TIPTON, ENTWISTLE & POWELL
"Edge of the World"

(Rhino)

01. Unknown Soldier
02. Friendly Fire
03. The Holy Man
04. Never Say Die
05. Resolution
06. Searching
07. Give Blood
08. Crime of Passion
09. Walls Cave In
10. Edge of the World
11. Stronger Than the Drug

RATING: 3/10

No disrespect to the dead intended — be it John Entwistle, beloved anchor of THE WHO, or workingman's drummer Cozy Powell, both of whom have left us. But this record, recorded in the mid-'90s, was shelved by JUDAS PRIEST axeman Glenn Tipton's label for a reason. That reason being: it sucks. Even stalwart PRIEST fans had to stretch their loyalty to the limits to support the Tipton solo album that did get released, 1997's cheap-bin staple "Baptizm of Fire". But this one, not even a mother could love.

Chief offender is Tipton's self-confessed bad singing voice — at his best, he's barely passable, a county-fair Paul Rodgers with a head cold. At his worst, he'll strain to hit a note and turn your stomach. Throughout the entire album, his voice is drowned in studio effects like a cheap steak in A-1 sauce, making it sound like he's warbling in the shower and the mic is in the next room over (a technique that might have actually yielded better results).

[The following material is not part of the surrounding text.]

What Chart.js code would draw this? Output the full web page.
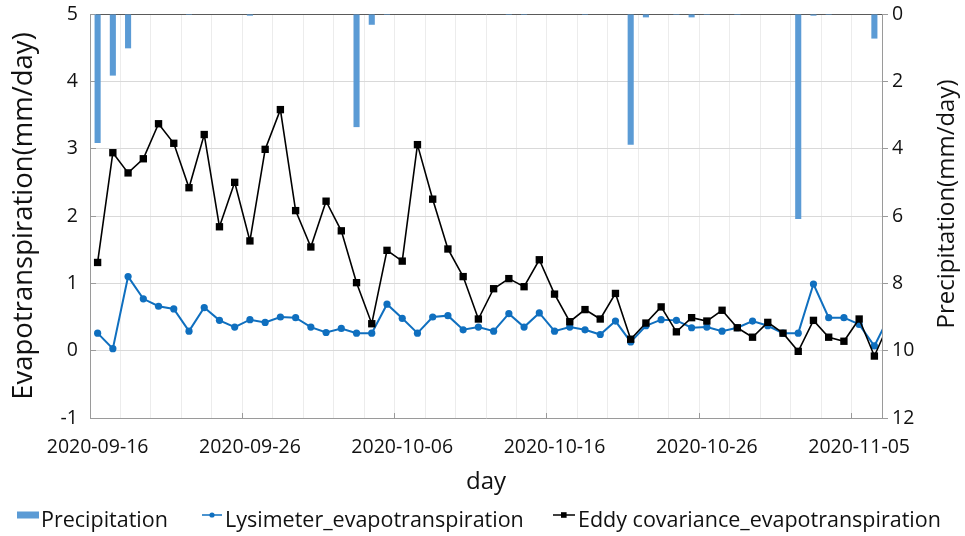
<!DOCTYPE html>
<html>
<head>
<meta charset="utf-8">
<script src="https://cdn.jsdelivr.net/npm/chart.js@4.4.1/dist/chart.umd.min.js"></script>
<style>
html,body{margin:0;padding:0;background:#ffffff;}
#wrap{position:relative;width:965px;height:536px;}
</style>
</head>
<body>
<div id="wrap"><canvas id="c" width="965" height="536"></canvas></div>
<script>
// ---- data ----
const days = [
  '2020-09-16','2020-09-17','2020-09-18','2020-09-19','2020-09-20','2020-09-21','2020-09-22','2020-09-23','2020-09-24','2020-09-25',
  '2020-09-26','2020-09-27','2020-09-28','2020-09-29','2020-09-30','2020-10-01','2020-10-02','2020-10-03','2020-10-04','2020-10-05',
  '2020-10-06','2020-10-07','2020-10-08','2020-10-09','2020-10-10','2020-10-11','2020-10-12','2020-10-13','2020-10-14','2020-10-15',
  '2020-10-16','2020-10-17','2020-10-18','2020-10-19','2020-10-20','2020-10-21','2020-10-22','2020-10-23','2020-10-24','2020-10-25',
  '2020-10-26','2020-10-27','2020-10-28','2020-10-29','2020-10-30','2020-10-31','2020-11-01','2020-11-02','2020-11-03','2020-11-04',
  '2020-11-05','2020-11-06','2020-11-07'
];
const tickLabels = ['2020-09-16','2020-09-26','2020-10-06','2020-10-16','2020-10-26','2020-11-05'];

const precipitation = [
  3.83, 1.83, 1.02, 0, 0, 0, 0.03, 0, 0, 0,
  0.05, 0, 0, 0, 0, 0, 0, 3.36, 0.32, 0.03,
  0, 0, 0, 0, 0, 0, 0, 0.03, 0.03, 0,
  0, 0, 0.03, 0, 0, 3.88, 0.10, 0, 0.03, 0.10,
  0.03, 0, 0.03, 0, 0, 0, 6.09, 0.05, 0.03, 0,
  0, 0.73, 0
];
const lysimeter = [
  0.26, 0.03, 1.10, 0.77, 0.66, 0.62, 0.29, 0.64, 0.45, 0.35,
  0.46, 0.42, 0.50, 0.49, 0.35, 0.27, 0.33, 0.26, 0.26, 0.69,
  0.48, 0.26, 0.50, 0.52, 0.31, 0.35, 0.29, 0.55, 0.35, 0.56,
  0.29, 0.35, 0.31, 0.24, 0.44, 0.13, 0.37, 0.46, 0.45, 0.34,
  0.35, 0.29, 0.34, 0.44, 0.37, 0.26, 0.26, 0.99, 0.49, 0.49,
  0.39, 0.07, 0.52
];
const eddy = [
  1.31, 2.94, 2.64, 2.85, 3.37, 3.08, 2.42, 3.21, 1.84, 2.50,
  1.63, 2.99, 3.58, 2.08, 1.54, 2.22, 1.78, 1.01, 0.40, 1.49,
  1.33, 3.06, 2.25, 1.51, 1.10, 0.47, 0.92, 1.07, 0.95, 1.35,
  0.84, 0.43, 0.61, 0.47, 0.85, 0.17, 0.41, 0.65, 0.28, 0.49,
  0.44, 0.60, 0.34, 0.20, 0.42, 0.26, -0.01, 0.45, 0.20, 0.14,
  0.47, -0.08, 0.43
];
const seriesNames = ['Precipitation', 'Lysimeter_evapotranspiration', 'Eddy covariance_evapotranspiration'];
const leftTitle = 'Evapotranspiration(mm/day)';
const rightTitle = 'Precipitation(mm/day)';
const xTitle = 'day';

// ---- styles ----
const FONT = '"Open Sans", "Noto Sans", sans-serif';
const TXT = '#111111';
const BAR_COLOR = '#5B9BD5';
const LYS_COLOR = '#0F6FBF';
const EDDY_COLOR = '#000000';
const AXIS_COLOR = '#9a9a9a';

const toPoints = arr => arr.map((v, i) => ({x: i, y: v}));

const customDraw = {
  id: 'customDraw',
  afterDraw(chart) {
    const ctx = chart.ctx;
    // right axis title (reads bottom-to-top)
    ctx.save();
    ctx.font = '24px ' + FONT;
    ctx.fillStyle = TXT;
    ctx.textAlign = 'center';
    ctx.textBaseline = 'middle';
    ctx.translate(947, 204);
    ctx.rotate(-Math.PI / 2);
    ctx.fillText(rightTitle, 0, 0);
    ctx.restore();

    // legend
    ctx.save();
    ctx.font = '21.5px ' + FONT;
    ctx.textAlign = 'left';
    ctx.textBaseline = 'middle';
    const ty = 521, my = 515;
    // precipitation
    ctx.fillStyle = BAR_COLOR;
    ctx.fillRect(17, my - 3.5, 22, 7);
    ctx.fillStyle = TXT;
    ctx.fillText(seriesNames[0], 41, ty);
    // lysimeter
    ctx.strokeStyle = LYS_COLOR; ctx.lineWidth = 1.5;
    ctx.beginPath(); ctx.moveTo(202, my); ctx.lineTo(222, my); ctx.stroke();
    ctx.fillStyle = LYS_COLOR;
    ctx.beginPath(); ctx.arc(212, my, 2.6, 0, Math.PI * 2); ctx.fill();
    ctx.fillStyle = TXT;
    ctx.fillText(seriesNames[1], 225, ty);
    // eddy
    ctx.strokeStyle = EDDY_COLOR; ctx.lineWidth = 1.5;
    ctx.beginPath(); ctx.moveTo(553, my); ctx.lineTo(575, my); ctx.stroke();
    ctx.fillStyle = EDDY_COLOR;
    ctx.fillRect(561, my - 2.8, 5.6, 5.6);
    ctx.fillStyle = TXT;
    ctx.fillText(seriesNames[2], 578, ty);
    ctx.restore();
  }
};

const xTickValues = [];
for (let k = 0; k <= 52; k += 2) xTickValues.push(k - 0.5);

const fixVertical = w => s => { s.width = w; s.paddingTop = 0; s.paddingBottom = 0; };

new Chart(document.getElementById('c'), {
  type: 'line',
  data: {
    datasets: [
      {
        type: 'bar',
        label: seriesNames[0],
        data: toPoints(precipitation),
        yAxisID: 'y2',
        backgroundColor: BAR_COLOR,
        borderWidth: 0,
        barPercentage: 0.5,
        categoryPercentage: 0.8,
        order: 3
      },
      {
        type: 'line',
        label: seriesNames[1],
        data: toPoints(lysimeter),
        yAxisID: 'y',
        borderColor: LYS_COLOR,
        backgroundColor: LYS_COLOR,
        borderWidth: 2,
        pointRadius: 3.6,
        pointBorderWidth: 0,
        pointBackgroundColor: LYS_COLOR,
        tension: 0,
        clip: 0,
        order: 2
      },
      {
        type: 'line',
        label: seriesNames[2],
        data: toPoints(eddy),
        yAxisID: 'y',
        borderColor: EDDY_COLOR,
        backgroundColor: EDDY_COLOR,
        borderWidth: 1.6,
        pointStyle: 'rect',
        pointRadius: 5.2,
        pointBorderWidth: 0,
        pointBackgroundColor: EDDY_COLOR,
        tension: 0,
        clip: 0,
        order: 1
      }
    ]
  },
  options: {
    responsive: false,
    animation: false,
    devicePixelRatio: 1,
    layout: {padding: {left: 0, right: 0, top: 14, bottom: 0}},
    plugins: {legend: {display: false}, tooltip: {enabled: false}},
    font: {family: FONT},
    scales: {
      x: {
        type: 'linear',
        position: 'bottom',
        min: -0.5,
        max: 51.5,
        offset: false,
        afterBuildTicks: s => { s.ticks = xTickValues.map(v => ({value: v})); },
        afterFit: s => { s.height = 118; },
        ticks: {
          autoSkip: false,
          maxRotation: 0,
          minRotation: 0,
          labelOffset: 7.6,
          padding: 23,
          color: TXT,
          font: {family: FONT, size: 19.5},
          callback: v => {
            const d = days[Math.round(v + 0.5)];
            return tickLabels.includes(d) ? d : '';
          }
        },
        grid: {
          offset: false,
          color: c => {
            const v = c.tick ? c.tick.value : null;
            if (v === -0.5 || v === 51.5) return 'rgba(0,0,0,0)';
            return '#ececec';
          },
          drawTicks: true,
          tickLength: -5,
          tickColor: c => {
            const v = c.tick ? c.tick.value : 0;
            return (Math.round(v + 0.5) % 10 === 0) ? AXIS_COLOR : 'rgba(0,0,0,0)';
          }
        },
        border: {color: AXIS_COLOR, width: 1},
        title: {
          display: true, text: xTitle, color: TXT,
          font: {family: FONT, size: 24},
          padding: {top: 0, bottom: 39}
        }
      },
      y: {
        position: 'left',
        min: -1,
        max: 5,
        afterFit: fixVertical(90),
        ticks: {stepSize: 1, padding: 18, color: TXT, font: {family: FONT, size: 19.5}},
        grid: {
          color: c => {
            const v = c.tick ? c.tick.value : null;
            if (v === 5) return '#5a5a5a';
            if (v === -1) return 'rgba(0,0,0,0)';
            return '#d9d9d9';
          },
          drawTicks: true,
          tickLength: -6,
          tickColor: AXIS_COLOR
        },
        border: {color: AXIS_COLOR, width: 1},
        title: {
          display: true, text: leftTitle, color: TXT,
          font: {family: FONT, size: 27.5},
          padding: {top: 8, bottom: 0}
        }
      },
      y2: {
        position: 'right',
        min: 0,
        max: 12,
        reverse: true,
        afterFit: fixVertical(83),
        ticks: {stepSize: 2, padding: 4, color: TXT, font: {family: FONT, size: 19.5}},
        grid: {drawOnChartArea: false, drawTicks: true, tickLength: 6, tickColor: AXIS_COLOR},
        border: {color: AXIS_COLOR, width: 1}
      }
    }
  },
  plugins: [customDraw]
});
</script>
</body>
</html>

Listen to the title track for just the most heinous example of the echo, delay, backing vocals and general chicanery keeping Tipton's vocal from making dogs howl and babies cry.

Get past that and you'll hear what sound like throwaways from bad 1980s movie soundtracks — the kind of bloated, keyboard-beglopped corporate metal that clogged the arteries of major labels back in the day. Remember THE FIRM? (If not, allegedly heavy midtempo turd "Walls Cave In" will remind you.) Hell, Robert Palmer shlockfest THE POWER STATION arguably rocked harder than this. Entwistle and Powell do a serviceable job, but are given no room to leave their own stamp on the proceedings — but for the marquee value of their names, it coulda been anyone in the rhythm section.

The real star of the show, unfortunately, are the keyboards — their dated honks overshadowing Tipton's lead work and rendering the whole album an exercise in mediocrity. The nadir comes at "Give Blood", a song so corny and out-to-lunch it would embarrass HAMMERFALL. Handclaps, blocky snare drum, an irritating guitar hook — you coulda told me this was some forgotten mid-'80s TED NUGENT b-side, and I woulda bought it. Absolute dreck.

Some of these disasters might have made decent, forgettable album cuts for PRIEST — imagine Halford singing lighter-in-the-air anthem "Crime of Passion", and it makes a little sense. Better yet, don't scar yourself by listening to it at all, and spare yourself Tipton's mushmouthed, can't-even-fix-it-in-the-studio, sub-Ringo Starr vocal. Critics of PRIEST's 1997's comeback "Jugulator" wondered why that album was so damn heavy — could it be that Tipton, having purged himself of this horsepill of oddly-produced, echo-y AOR excess, was ready for some real metal again?

All of us — you, me, and especially Glenn Tipton himself — are damned lucky he didn't quit his day job.